Sure, Libya and Syria were not gardens of Eden under Qaddafi and Assad, but things are definitely far worse now for the people. Libya is not a failed state ...it is a series of failed states that are still called Libya in aggregate. Syria on the other hand has become the birthplace for the most competent Qaeda offshoot so far - ISIS - and the rebel controlled areas have become veritable hells on earth. Egypt managed to go from Mubarak into the hands of Morsi and the Muslim Brotherhood, something that was amazingly cheered at first - but the real colors of the MB came through, and Morsi's attempt at being the next Pharoah backfired and ...amazingly ....now we have a younger version of Mubarak. Another army chap, but now several decades younger than Mubarak.
Anyways, I am not knocking democracy. However, the larger picture needs to be taken into consideration. Removing monsters only to give place to far greater and more vicious monstrosities is not proper. It is wrong. Especially when there is no direct and significant national interest to the US.
By the way this is why I have left Iraq - another country that is currently more of a mess than it was under Saddam Hussein - from my list above. Sure, Saddam was a monster, and his sons had certain habits that were not pleasurable to anyone who had a daughter, was part of the national soccer team, or happened to be an ethnic Kurd. However, the situation currently for your average Iraqi is far worse - probably the only people who are better off are the ethnic Kurds, who have come together to form their own defacto state, and are protected by their (effective) Pershmarga militia. However, the saving grace is that the US had a direct and significant national interest, which is a case that is not applicable to Libya/Syria et al.

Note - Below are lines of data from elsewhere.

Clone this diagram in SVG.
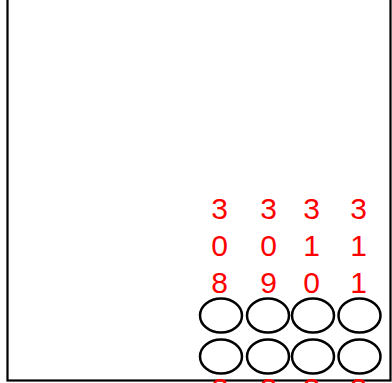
<svg xmlns="http://www.w3.org/2000/svg" width="392" height="383" viewBox="0 0 392 383">
<style>
.frame{fill:none;stroke:#000;stroke-width:2.2}
.slot{fill:none;stroke:#000;stroke-width:2.5}
.lbl{font-family:"Liberation Sans",Arial,sans-serif;font-size:30px;fill:#ff0000;text-anchor:middle}
</style>
<rect width="392" height="383" fill="#fff"/>
<g id="frame"><rect class="frame" x="7.5" y="-10" width="383" height="390.5"/></g>
<g id="labels">
<text class="lbl" x="219.5" y="219">3</text><text class="lbl" x="219.5" y="256">0</text><text class="lbl" x="219.5" y="293">8</text>
<text class="lbl" x="268.5" y="219">3</text><text class="lbl" x="268.5" y="256">0</text><text class="lbl" x="268.5" y="293">9</text>
<text class="lbl" x="311.5" y="219">3</text><text class="lbl" x="311.5" y="256">1</text><text class="lbl" x="311.5" y="293">0</text>
<text class="lbl" x="358.5" y="219">3</text><text class="lbl" x="358.5" y="256">1</text><text class="lbl" x="358.5" y="293">1</text>
<text class="lbl" x="220" y="399">3</text><text class="lbl" x="268.5" y="399">3</text><text class="lbl" x="311.5" y="399">3</text><text class="lbl" x="358.5" y="399">3</text>
</g>
<g id="slots">
<ellipse class="slot" cx="221" cy="315.5" rx="21" ry="17"/>
<ellipse class="slot" cx="268" cy="315.5" rx="21" ry="17"/>
<ellipse class="slot" cx="313" cy="315.5" rx="21" ry="17"/>
<ellipse class="slot" cx="359.5" cy="315.5" rx="21" ry="17"/>
<ellipse class="slot" cx="221" cy="356.5" rx="21" ry="17"/>
<ellipse class="slot" cx="268" cy="356.5" rx="21" ry="17"/>
<ellipse class="slot" cx="313" cy="356.5" rx="21" ry="17"/>
<ellipse class="slot" cx="359.5" cy="356.5" rx="21" ry="17"/>
</g>
</svg>
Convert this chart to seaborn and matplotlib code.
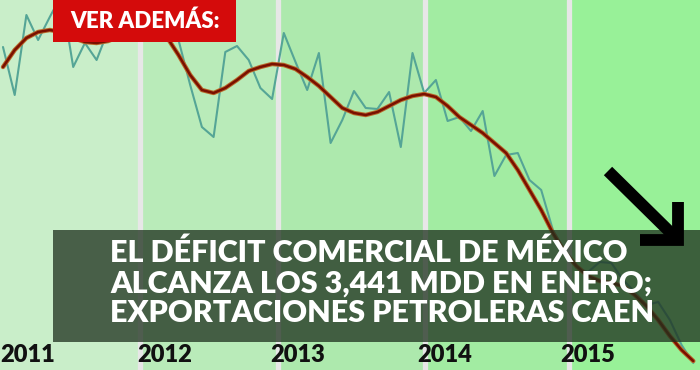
import numpy as np
import pandas as pd
import matplotlib
matplotlib.use('Agg')
import matplotlib.pyplot as plt
import seaborn as sns
from matplotlib.patches import Rectangle
from matplotlib.lines import Line2D

W, H = 700, 370

years = ['2011', '2012', '2013', '2014', '2015']
band_colors = ['#c9eec9', '#b9ebb9', '#ade9ad', '#a2eca2', '#98f198']

# monthly level from Jan 2011 (relative units)
monthly = [323, 275, 355, 330, 353, 375, 303, 327, 310, 340,
           350, 345, 355, 350, 360, 330, 285, 243, 233, 318,
           324, 310, 282, 271, 337, 308, 280, 317, 227, 250,
           279, 262, 261, 278, 223, 317, 277, 290, 249, 253,
           239, 259, 194, 215, 217, 190, 180, 140, 120, 102,
           98, 108, 107, 90, 78, 65, 68, 50, 25, 7]
# smoothed trend
trend = [303, 320, 332, 338, 340, 338, 332, 328, 327, 329,
         334, 338, 340, 338, 333, 315, 295, 280, 277, 282,
         290, 299, 303, 306, 305, 301, 293, 284, 273, 262,
         257, 255, 258, 264, 270, 274, 276, 273, 264, 253,
         245, 237, 227, 217, 200, 180, 160, 137, 118, 104,
         94, 89, 87, 84, 75, 64, 50, 34, 20, 9]

headline = ['EL DÉFICIT COMERCIAL DE MÉXICO',
            'ALCANZA LOS 3,441 MDD EN ENERO;',
            'EXPORTACIONES PETROLERAS CAEN']

df = pd.DataFrame({'mes': np.arange(len(monthly)), 'mensual': monthly, 'tendencia': trend})

sns.set_theme(style='white')
plt.rcParams['font.family'] = ['Lato', 'DejaVu Sans']

fig = plt.figure(figsize=(W / 100, H / 100), dpi=100)
ax = fig.add_axes([0, 0, 1, 1])

step = 11.7  # pixels per month
x0 = -3 / step


def fx(px):
    return px / W


def fy(py):
    return 1 - py / H


# year bands and separators (pixel edges)
edges = [0, 139.5, 278, 424.5, 568.5, W]
for i, c in enumerate(band_colors):
    ax.add_patch(Rectangle((fx(edges[i]), 0), fx(edges[i + 1] - edges[i]), 1,
                           transform=ax.transAxes, color=c, zorder=0, lw=0))
for e in edges[1:-1]:
    ax.add_line(Line2D([fx(e), fx(e)], [0, 1], transform=ax.transAxes,
                       color='#e7e7e7', lw=3.8, zorder=1))

sns.lineplot(data=df, x='mes', y='mensual', ax=ax, color='#55a596', lw=1.5, zorder=2)
sns.lineplot(data=df, x='mes', y='tendencia', ax=ax, color='#b8692a', lw=3.2, zorder=3)
sns.lineplot(data=df, x='mes', y='tendencia', ax=ax, color='#7a1000', lw=1.8, zorder=3)
ax.set_xlim(x0, x0 + W / step)
ax.set_ylim(0, H)
ax.axis('off')

# headline box
ax.add_patch(Rectangle((fx(53), fy(342)), fx(W - 53), (342 - 230) / H,
                       transform=ax.transAxes, color='#1f321f', alpha=0.76, lw=0, zorder=5))
for s, b in zip(headline, [262, 293, 322]):
    ax.text(fx(110), fy(b), s, transform=ax.transAxes, color='white',
            fontsize=22, fontweight='heavy', va='baseline', ha='left', zorder=6)

# year labels
for s, px in zip(years, [0, 137, 270, 417, 560]):
    ax.text(fx(px), fy(362), s, transform=ax.transAxes, color='#111111',
            fontsize=17, fontweight='heavy', va='baseline', ha='left', zorder=6)

# down arrow
ax.add_line(Line2D([fx(608), fx(675)], [fy(171), fy(237)], transform=ax.transAxes,
                   color='black', lw=8.5, solid_capstyle='butt', zorder=7))
ax.add_line(Line2D([fx(640), fx(678), fx(678)], [fy(240), fy(240), fy(202)],
                   transform=ax.transAxes, color='black', lw=8.5,
                   solid_joinstyle='miter', solid_capstyle='butt', zorder=7))

# "ver además" tag
ax.add_patch(Rectangle((fx(53), fy(42)), fx(183), 42 / H, transform=ax.transAxes,
                       color='#d40b0b', lw=0, zorder=8))
ax.text(fx(70), fy(28), 'VER ADEMÁS:', transform=ax.transAxes, color='white',
        fontsize=16, fontweight='heavy', va='baseline', ha='left', zorder=9)

fig.savefig('out.png', dpi=100)
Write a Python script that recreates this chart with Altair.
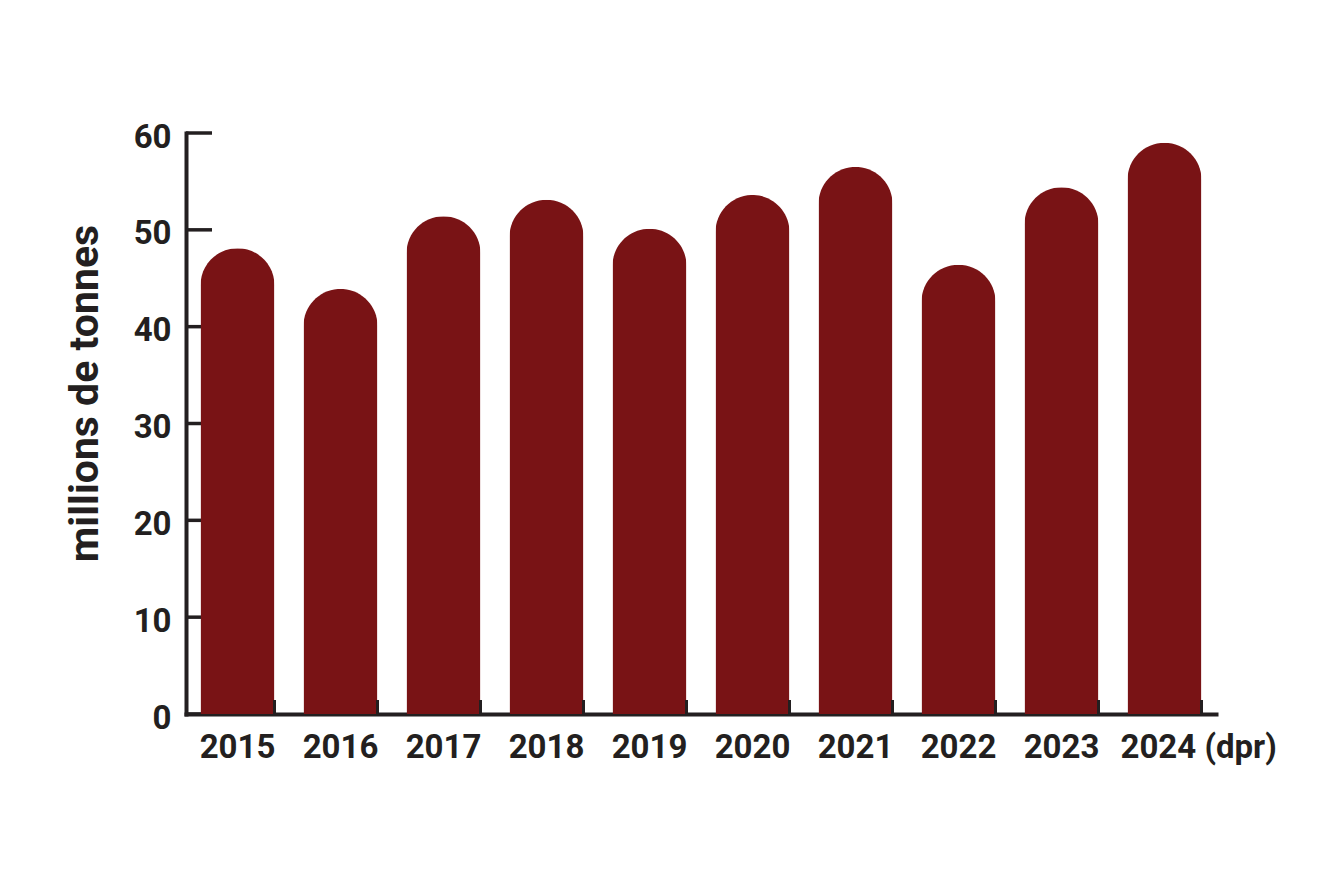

Democracy, and even 'democracy', is ok when there is a direct and significant national interest. However, doing it for the sake of it, or because a country's leader is a bad, bad man, is not proper ...especially when it leads to more bloodshed in two years than was caused by the bad, bad man in over a decade.
Soon, if someone wants the oil there, they will have to have a mercinary army to protect the facilities. Screw the rest of the country, and just set up Exxon zones.